Горестную беспомощность этой культуры лучше всего передал неизвестный автор эпиграммы на взятие Карфагена:
Худшие люди над лучшими здесь одержали победу.
Насколько я знаю, первым изобретением Нового времени, сделанным с заранее поставленной целью, были часы – грубые механические часы башенного типа, с гирей и устройством, заменявшим маятник. В XIV веке, когда появились эти часы, еще не было экономических причин знать точное время: достаточно было следить за горением размеченных свеч или переворачивать сосуды с песком. Но в одной профессии надо было знать время безошибочно, чтобы не впасть во грех: монахи должны были читать молитвы пять раз в сутки, в точно определенные часы. Изобретатель был, скорее всего, тоже монах.
В середине XVIII века в технике произошел резкий скачок. В Англии был уже достаточно емкий рынок, и в промышленности широко использовался ручной труд. Надо было увеличить производительность труда и удешевить его: техника имела теперь сознательные цели, и впервые в истории изобретения пошли одно за другим. Теперь это называют «промышленной революцией».

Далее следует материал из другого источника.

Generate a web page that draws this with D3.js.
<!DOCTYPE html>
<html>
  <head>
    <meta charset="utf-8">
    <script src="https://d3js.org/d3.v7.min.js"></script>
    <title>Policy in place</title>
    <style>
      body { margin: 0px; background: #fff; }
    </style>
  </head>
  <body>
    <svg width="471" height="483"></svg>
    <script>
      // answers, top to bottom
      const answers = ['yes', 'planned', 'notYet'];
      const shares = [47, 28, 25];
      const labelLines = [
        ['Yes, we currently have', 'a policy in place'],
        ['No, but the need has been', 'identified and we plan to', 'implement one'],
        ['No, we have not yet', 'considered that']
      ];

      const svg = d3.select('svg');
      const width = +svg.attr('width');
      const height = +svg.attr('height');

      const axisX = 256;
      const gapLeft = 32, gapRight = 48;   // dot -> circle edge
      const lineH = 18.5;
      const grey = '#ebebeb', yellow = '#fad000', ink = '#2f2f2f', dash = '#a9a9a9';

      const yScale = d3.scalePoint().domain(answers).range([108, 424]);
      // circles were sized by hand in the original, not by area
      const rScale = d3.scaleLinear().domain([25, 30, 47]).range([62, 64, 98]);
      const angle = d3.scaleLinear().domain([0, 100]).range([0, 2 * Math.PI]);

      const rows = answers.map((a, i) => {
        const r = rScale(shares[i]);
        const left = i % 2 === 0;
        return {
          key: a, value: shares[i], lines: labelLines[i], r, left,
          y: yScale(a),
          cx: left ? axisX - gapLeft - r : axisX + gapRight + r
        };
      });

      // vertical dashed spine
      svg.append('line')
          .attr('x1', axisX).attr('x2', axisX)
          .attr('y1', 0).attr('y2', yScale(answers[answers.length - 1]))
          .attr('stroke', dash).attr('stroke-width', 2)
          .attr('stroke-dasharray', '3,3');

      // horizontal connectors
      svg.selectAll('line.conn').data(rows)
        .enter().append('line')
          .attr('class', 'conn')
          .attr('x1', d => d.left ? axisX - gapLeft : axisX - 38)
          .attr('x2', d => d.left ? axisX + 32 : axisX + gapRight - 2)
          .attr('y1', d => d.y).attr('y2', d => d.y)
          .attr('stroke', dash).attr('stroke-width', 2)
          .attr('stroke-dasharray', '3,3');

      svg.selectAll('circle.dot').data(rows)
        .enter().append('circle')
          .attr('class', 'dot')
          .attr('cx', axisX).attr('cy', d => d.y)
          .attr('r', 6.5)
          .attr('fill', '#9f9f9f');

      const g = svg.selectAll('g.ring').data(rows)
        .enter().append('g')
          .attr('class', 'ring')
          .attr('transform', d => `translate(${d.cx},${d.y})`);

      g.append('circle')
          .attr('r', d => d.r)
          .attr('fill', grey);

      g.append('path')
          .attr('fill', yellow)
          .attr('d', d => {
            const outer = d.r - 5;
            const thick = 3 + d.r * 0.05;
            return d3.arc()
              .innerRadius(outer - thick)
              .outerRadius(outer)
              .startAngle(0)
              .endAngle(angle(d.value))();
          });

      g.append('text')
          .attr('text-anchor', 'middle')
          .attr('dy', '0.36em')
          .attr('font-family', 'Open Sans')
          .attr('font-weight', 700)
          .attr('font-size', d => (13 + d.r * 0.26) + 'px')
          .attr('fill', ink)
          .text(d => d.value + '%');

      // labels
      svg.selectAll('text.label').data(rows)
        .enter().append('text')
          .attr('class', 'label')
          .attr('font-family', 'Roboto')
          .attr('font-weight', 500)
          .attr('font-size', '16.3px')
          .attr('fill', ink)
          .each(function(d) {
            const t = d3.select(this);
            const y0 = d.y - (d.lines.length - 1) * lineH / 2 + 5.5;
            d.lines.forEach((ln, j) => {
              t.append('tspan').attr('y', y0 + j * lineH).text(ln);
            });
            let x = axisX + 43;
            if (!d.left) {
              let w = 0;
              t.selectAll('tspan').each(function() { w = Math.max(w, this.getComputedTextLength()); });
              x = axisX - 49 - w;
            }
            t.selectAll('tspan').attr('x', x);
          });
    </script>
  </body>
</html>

Конечно, на этот технический переворот повлияло возникновение науки: до него были Кеплер, Галилей, Ньютон, Гук. Но связь с наукой была еще не столь непосредственной, как впоследствии; изобретатели были практики, инженеры и просто умные люди: паровую машину изобрел механик, прядильную машину – цирюльник, ткацкий станок – сельский священник. На заре техники изобретателям не нужно было научного образования; но научный подход к природе создал атмосферу поиска новых решений. Недаром еще раньше Ньютону поручили заведовать чеканкой монет, с чем он справился выше всяких похвал!
Мы живем среди машин, не можем без них обойтись, и нам уже трудно представить себе, чем был мир без машин. Для будущего человечества машина была величайшим благодеянием. В самом деле, что представляла собой жизнь подавляющего большинства людей в течение всей истории? Б?льшая часть людей занималась крестьянским трудом, а это монотонный, отупляющий труд, в котором человек использует свои мускулы наподобие рабочего скота. В Китае, где не было тяглового скота, люди пахали собственной силой, поставляя для удобрения собственный навоз. Хорошо еще, что «приобретенные признаки» не передаются по наследству: иначе во что бы выродился наш род! Крестьянский труд удостаивали всяческих похвал философы и моралисты, последним из которых был, кажется, Лев Толстой: этот, по крайней мере, искренне не любил думать. А что сказать о труде шахтера, вырубавшего уголь вручную и выносившего его на себе? Машина возвращает простому человеку его время, обещая ему лучшую судьбу. Более того: теперь мы знаем, что машины могут дать нам безграничную энергию, заменить нас во всех видах труда, где не надо быть человеком, и избавить нас и наших ближних от борьбы за существование.
Все это машины могут дать в будущем. Многое они дают нам уже сейчас. Но при первом своем явлении – машины принесли нищету и смерть. Потому что с ними явился капитализм.